*SUPPLIED DATA*
◆ ◆ ◆ ◆ ◆
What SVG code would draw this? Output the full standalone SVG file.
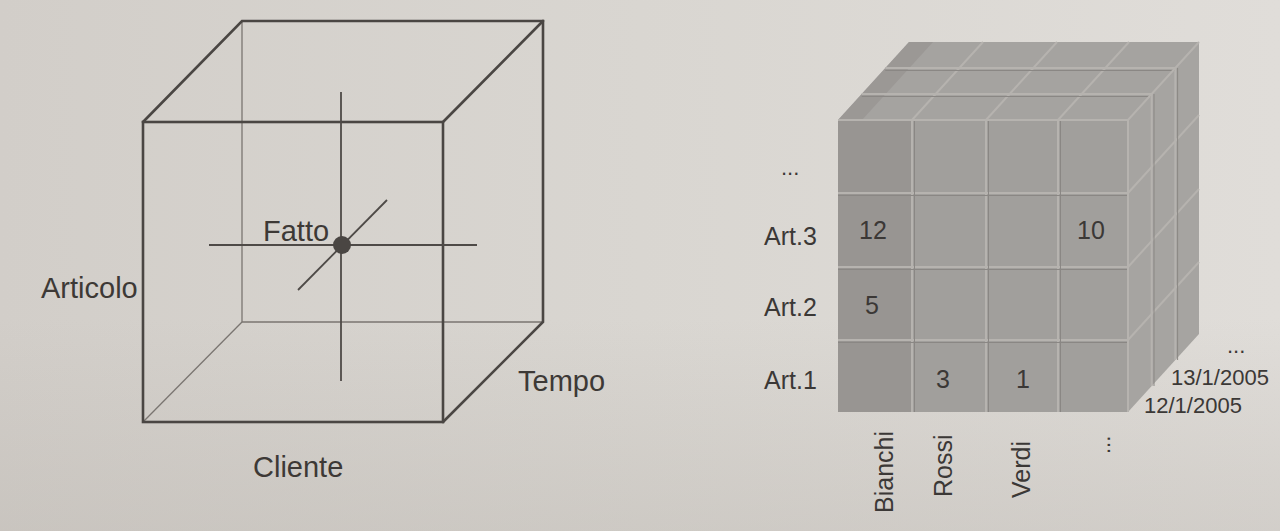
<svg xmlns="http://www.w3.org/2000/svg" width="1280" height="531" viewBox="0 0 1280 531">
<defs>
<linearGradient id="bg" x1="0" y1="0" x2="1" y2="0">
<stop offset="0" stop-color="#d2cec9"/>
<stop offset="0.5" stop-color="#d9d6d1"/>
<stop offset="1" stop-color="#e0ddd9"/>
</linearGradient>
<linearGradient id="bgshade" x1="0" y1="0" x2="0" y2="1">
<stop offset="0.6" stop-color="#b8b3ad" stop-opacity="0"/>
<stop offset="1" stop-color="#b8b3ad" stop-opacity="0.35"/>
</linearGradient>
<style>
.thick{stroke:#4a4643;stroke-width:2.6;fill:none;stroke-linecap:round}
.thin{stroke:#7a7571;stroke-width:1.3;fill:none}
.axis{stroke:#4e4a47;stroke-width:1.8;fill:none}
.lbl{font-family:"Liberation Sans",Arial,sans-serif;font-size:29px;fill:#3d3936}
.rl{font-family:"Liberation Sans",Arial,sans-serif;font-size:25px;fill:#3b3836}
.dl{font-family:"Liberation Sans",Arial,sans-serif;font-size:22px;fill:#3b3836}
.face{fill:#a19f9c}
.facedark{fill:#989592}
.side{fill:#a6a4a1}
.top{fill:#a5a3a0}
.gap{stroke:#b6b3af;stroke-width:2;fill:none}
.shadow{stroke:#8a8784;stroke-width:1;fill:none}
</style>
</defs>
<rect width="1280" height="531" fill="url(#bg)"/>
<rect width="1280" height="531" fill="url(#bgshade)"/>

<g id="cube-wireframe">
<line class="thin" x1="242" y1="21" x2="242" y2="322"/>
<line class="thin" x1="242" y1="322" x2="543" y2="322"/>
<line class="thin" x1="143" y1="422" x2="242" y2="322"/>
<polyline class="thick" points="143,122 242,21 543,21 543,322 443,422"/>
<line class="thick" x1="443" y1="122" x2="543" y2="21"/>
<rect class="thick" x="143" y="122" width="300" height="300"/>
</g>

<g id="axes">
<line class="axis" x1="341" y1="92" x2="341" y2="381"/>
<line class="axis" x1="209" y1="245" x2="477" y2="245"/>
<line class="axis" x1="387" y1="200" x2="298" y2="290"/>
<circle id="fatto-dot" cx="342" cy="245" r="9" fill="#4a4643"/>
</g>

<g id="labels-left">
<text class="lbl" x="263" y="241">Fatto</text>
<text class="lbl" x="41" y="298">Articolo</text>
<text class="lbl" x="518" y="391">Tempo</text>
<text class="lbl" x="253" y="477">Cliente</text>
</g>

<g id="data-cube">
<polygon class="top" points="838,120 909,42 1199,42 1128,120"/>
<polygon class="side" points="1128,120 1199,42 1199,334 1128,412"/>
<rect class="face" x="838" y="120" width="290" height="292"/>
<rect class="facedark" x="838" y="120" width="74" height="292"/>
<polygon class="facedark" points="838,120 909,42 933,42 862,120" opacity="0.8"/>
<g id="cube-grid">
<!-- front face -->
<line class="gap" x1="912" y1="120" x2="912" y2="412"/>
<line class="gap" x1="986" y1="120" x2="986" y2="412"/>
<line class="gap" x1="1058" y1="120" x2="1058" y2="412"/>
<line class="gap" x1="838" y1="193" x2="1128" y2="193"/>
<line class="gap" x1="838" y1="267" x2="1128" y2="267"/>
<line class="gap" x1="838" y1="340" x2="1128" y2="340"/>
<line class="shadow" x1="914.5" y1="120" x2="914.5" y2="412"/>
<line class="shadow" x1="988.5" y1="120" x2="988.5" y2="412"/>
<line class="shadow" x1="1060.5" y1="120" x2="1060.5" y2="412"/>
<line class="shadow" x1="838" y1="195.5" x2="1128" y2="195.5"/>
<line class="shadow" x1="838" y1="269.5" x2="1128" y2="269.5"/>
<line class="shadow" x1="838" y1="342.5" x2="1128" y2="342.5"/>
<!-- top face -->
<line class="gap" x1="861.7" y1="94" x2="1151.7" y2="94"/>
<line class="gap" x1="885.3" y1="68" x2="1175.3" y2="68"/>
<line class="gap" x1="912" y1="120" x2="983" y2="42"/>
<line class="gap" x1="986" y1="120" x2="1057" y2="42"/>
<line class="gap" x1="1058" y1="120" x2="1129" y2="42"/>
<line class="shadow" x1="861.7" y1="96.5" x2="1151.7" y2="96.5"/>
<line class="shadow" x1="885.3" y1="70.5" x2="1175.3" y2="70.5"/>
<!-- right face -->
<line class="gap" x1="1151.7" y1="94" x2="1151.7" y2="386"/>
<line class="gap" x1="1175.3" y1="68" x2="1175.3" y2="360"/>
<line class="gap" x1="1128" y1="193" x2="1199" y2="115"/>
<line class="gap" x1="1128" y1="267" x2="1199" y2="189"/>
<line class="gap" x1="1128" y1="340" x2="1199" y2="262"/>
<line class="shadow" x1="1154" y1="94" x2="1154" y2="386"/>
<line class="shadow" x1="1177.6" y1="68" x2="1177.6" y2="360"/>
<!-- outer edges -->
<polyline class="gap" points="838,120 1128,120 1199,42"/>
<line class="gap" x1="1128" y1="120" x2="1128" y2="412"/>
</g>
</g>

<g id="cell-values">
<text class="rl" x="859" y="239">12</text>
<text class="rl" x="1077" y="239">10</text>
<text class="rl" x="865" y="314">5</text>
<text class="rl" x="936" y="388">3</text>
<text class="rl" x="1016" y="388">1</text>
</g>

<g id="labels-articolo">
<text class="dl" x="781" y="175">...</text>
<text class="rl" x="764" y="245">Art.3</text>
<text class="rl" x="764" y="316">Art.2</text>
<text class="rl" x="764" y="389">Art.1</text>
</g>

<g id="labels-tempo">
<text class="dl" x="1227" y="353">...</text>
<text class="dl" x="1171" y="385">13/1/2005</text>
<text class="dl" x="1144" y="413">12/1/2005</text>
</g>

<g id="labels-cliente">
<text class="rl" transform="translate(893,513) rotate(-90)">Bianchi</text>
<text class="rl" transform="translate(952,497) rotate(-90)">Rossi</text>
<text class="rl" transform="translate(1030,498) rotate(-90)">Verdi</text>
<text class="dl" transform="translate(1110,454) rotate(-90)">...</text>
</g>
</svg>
◆ ◆ ◆ ◆ ◆
*GOAL OF THE EXERCISE*
Write out each line of the data exactly; the images should be left out.

*RESULT*
What SVG code would draw this? Output the full standalone SVG file.
<svg xmlns="http://www.w3.org/2000/svg" width="1280" height="531" viewBox="0 0 1280 531">
<defs>
<linearGradient id="bg" x1="0" y1="0" x2="1" y2="0">
<stop offset="0" stop-color="#d2cec9"/>
<stop offset="0.5" stop-color="#d9d6d1"/>
<stop offset="1" stop-color="#e0ddd9"/>
</linearGradient>
<linearGradient id="bgshade" x1="0" y1="0" x2="0" y2="1">
<stop offset="0.6" stop-color="#b8b3ad" stop-opacity="0"/>
<stop offset="1" stop-color="#b8b3ad" stop-opacity="0.35"/>
</linearGradient>
<style>
.thick{stroke:#4a4643;stroke-width:2.6;fill:none;stroke-linecap:round}
.thin{stroke:#7a7571;stroke-width:1.3;fill:none}
.axis{stroke:#4e4a47;stroke-width:1.8;fill:none}
.lbl{font-family:"Liberation Sans",Arial,sans-serif;font-size:29px;fill:#3d3936}
.rl{font-family:"Liberation Sans",Arial,sans-serif;font-size:25px;fill:#3b3836}
.dl{font-family:"Liberation Sans",Arial,sans-serif;font-size:22px;fill:#3b3836}
.face{fill:#a19f9c}
.facedark{fill:#989592}
.side{fill:#a6a4a1}
.top{fill:#a5a3a0}
.gap{stroke:#b6b3af;stroke-width:2;fill:none}
.shadow{stroke:#8a8784;stroke-width:1;fill:none}
</style>
</defs>
<rect width="1280" height="531" fill="url(#bg)"/>
<rect width="1280" height="531" fill="url(#bgshade)"/>

<g id="cube-wireframe">
<line class="thin" x1="242" y1="21" x2="242" y2="322"/>
<line class="thin" x1="242" y1="322" x2="543" y2="322"/>
<line class="thin" x1="143" y1="422" x2="242" y2="322"/>
<polyline class="thick" points="143,122 242,21 543,21 543,322 443,422"/>
<line class="thick" x1="443" y1="122" x2="543" y2="21"/>
<rect class="thick" x="143" y="122" width="300" height="300"/>
</g>

<g id="axes">
<line class="axis" x1="341" y1="92" x2="341" y2="381"/>
<line class="axis" x1="209" y1="245" x2="477" y2="245"/>
<line class="axis" x1="387" y1="200" x2="298" y2="290"/>
<circle id="fatto-dot" cx="342" cy="245" r="9" fill="#4a4643"/>
</g>

<g id="labels-left">
<text class="lbl" x="263" y="241">Fatto</text>
<text class="lbl" x="41" y="298">Articolo</text>
<text class="lbl" x="518" y="391">Tempo</text>
<text class="lbl" x="253" y="477">Cliente</text>
</g>

<g id="data-cube">
<polygon class="top" points="838,120 909,42 1199,42 1128,120"/>
<polygon class="side" points="1128,120 1199,42 1199,334 1128,412"/>
<rect class="face" x="838" y="120" width="290" height="292"/>
<rect class="facedark" x="838" y="120" width="74" height="292"/>
<polygon class="facedark" points="838,120 909,42 933,42 862,120" opacity="0.8"/>
<g id="cube-grid">
<!-- front face -->
<line class="gap" x1="912" y1="120" x2="912" y2="412"/>
<line class="gap" x1="986" y1="120" x2="986" y2="412"/>
<line class="gap" x1="1058" y1="120" x2="1058" y2="412"/>
<line class="gap" x1="838" y1="193" x2="1128" y2="193"/>
<line class="gap" x1="838" y1="267" x2="1128" y2="267"/>
<line class="gap" x1="838" y1="340" x2="1128" y2="340"/>
<line class="shadow" x1="914.5" y1="120" x2="914.5" y2="412"/>
<line class="shadow" x1="988.5" y1="120" x2="988.5" y2="412"/>
<line class="shadow" x1="1060.5" y1="120" x2="1060.5" y2="412"/>
<line class="shadow" x1="838" y1="195.5" x2="1128" y2="195.5"/>
<line class="shadow" x1="838" y1="269.5" x2="1128" y2="269.5"/>
<line class="shadow" x1="838" y1="342.5" x2="1128" y2="342.5"/>
<!-- top face -->
<line class="gap" x1="861.7" y1="94" x2="1151.7" y2="94"/>
<line class="gap" x1="885.3" y1="68" x2="1175.3" y2="68"/>
<line class="gap" x1="912" y1="120" x2="983" y2="42"/>
<line class="gap" x1="986" y1="120" x2="1057" y2="42"/>
<line class="gap" x1="1058" y1="120" x2="1129" y2="42"/>
<line class="shadow" x1="861.7" y1="96.5" x2="1151.7" y2="96.5"/>
<line class="shadow" x1="885.3" y1="70.5" x2="1175.3" y2="70.5"/>
<!-- right face -->
<line class="gap" x1="1151.7" y1="94" x2="1151.7" y2="386"/>
<line class="gap" x1="1175.3" y1="68" x2="1175.3" y2="360"/>
<line class="gap" x1="1128" y1="193" x2="1199" y2="115"/>
<line class="gap" x1="1128" y1="267" x2="1199" y2="189"/>
<line class="gap" x1="1128" y1="340" x2="1199" y2="262"/>
<line class="shadow" x1="1154" y1="94" x2="1154" y2="386"/>
<line class="shadow" x1="1177.6" y1="68" x2="1177.6" y2="360"/>
<!-- outer edges -->
<polyline class="gap" points="838,120 1128,120 1199,42"/>
<line class="gap" x1="1128" y1="120" x2="1128" y2="412"/>
</g>
</g>

<g id="cell-values">
<text class="rl" x="859" y="239">12</text>
<text class="rl" x="1077" y="239">10</text>
<text class="rl" x="865" y="314">5</text>
<text class="rl" x="936" y="388">3</text>
<text class="rl" x="1016" y="388">1</text>
</g>

<g id="labels-articolo">
<text class="dl" x="781" y="175">...</text>
<text class="rl" x="764" y="245">Art.3</text>
<text class="rl" x="764" y="316">Art.2</text>
<text class="rl" x="764" y="389">Art.1</text>
</g>

<g id="labels-tempo">
<text class="dl" x="1227" y="353">...</text>
<text class="dl" x="1171" y="385">13/1/2005</text>
<text class="dl" x="1144" y="413">12/1/2005</text>
</g>

<g id="labels-cliente">
<text class="rl" transform="translate(893,513) rotate(-90)">Bianchi</text>
<text class="rl" transform="translate(952,497) rotate(-90)">Rossi</text>
<text class="rl" transform="translate(1030,498) rotate(-90)">Verdi</text>
<text class="dl" transform="translate(1110,454) rotate(-90)">...</text>
</g>
</svg>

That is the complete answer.